Maintaining day-to-day team cohesion, wellbeing, and productivity in the face of needing a greater number of reactive, less structured, and often less planned digital interactions is exhausting, as it places an additional burden on already pressured people. This is especially true for leaders and managers that rely on floor walking and in-person observations to see how their people are working together and check that everyone is supported. Good leaders also leverage ‘light touch’ in-person catch-ups and relaxed coaching sessions to get to know everyone and offer personalised support or guidance, perhaps over a private coffee or after-work drink. It’s important that we continue to have workplace relationships that offer personalised support, relaxed coaching sessions, on-the-job skills development, and the opportunity to explore career progression options in ways that don’t place unfair or disproportionate pressure on anyone.

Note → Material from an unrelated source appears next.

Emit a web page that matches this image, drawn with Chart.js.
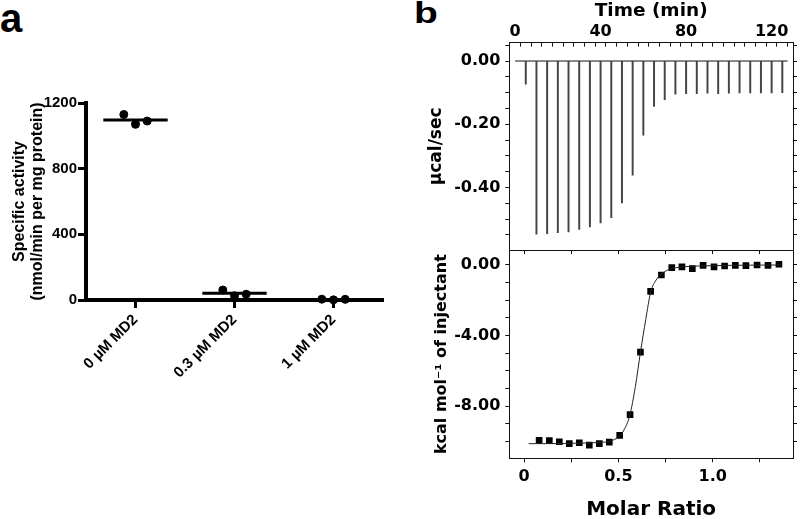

Safeguarding diversity, fairness, and inclusion
There’s a growing weight of evidence, illustrated by this recent Harvard Business Review article, that frequent and organic interactions between colleagues in the office environment offers people increased opportunities to take-on new skills, build stronger relationships and professional networks that better support them, and help them identify new roles and career development options.
We are justifiably concerned that without oversight and deliberate intervention, workplaces could lose important diversity and inclusion elements, quickly reverting to the type of professional environments heavily influenced by smaller, less representative, but largely co-located groups of colleagues.
We have worked very purposefully for nearly 30 years to build a fair, inclusive and egalitarian workplace environment. For this reason, we remain committed to ensuring that our people are supported and coached as we move towards more flexible, hybrid working. It’s important that people do not become isolated or closed off from the types of opportunities that colleagues spending time in the office will more organically have access to.
Despite the extensive work that we have undertaken, we certainly do not have all the answers. We’ll continue to work together to create a sustainable, adaptive solution to flexible and hybrid working. Having reflected long and hard on what matters most to our people and business, we believe that we have identified the key ingredients to our future success.
Our way forward will take a people and values-based approach, gathering insights offered by other leaders, and learnings from our own experiences of working through the challenges presented by the Covid-19 pandemic. Problem solving, collaborating, and innovating is in our DNA, and we’re now collectively applying ourselves to the challenge of building sustainable, flexible, fair, inclusive, and better ways of working together.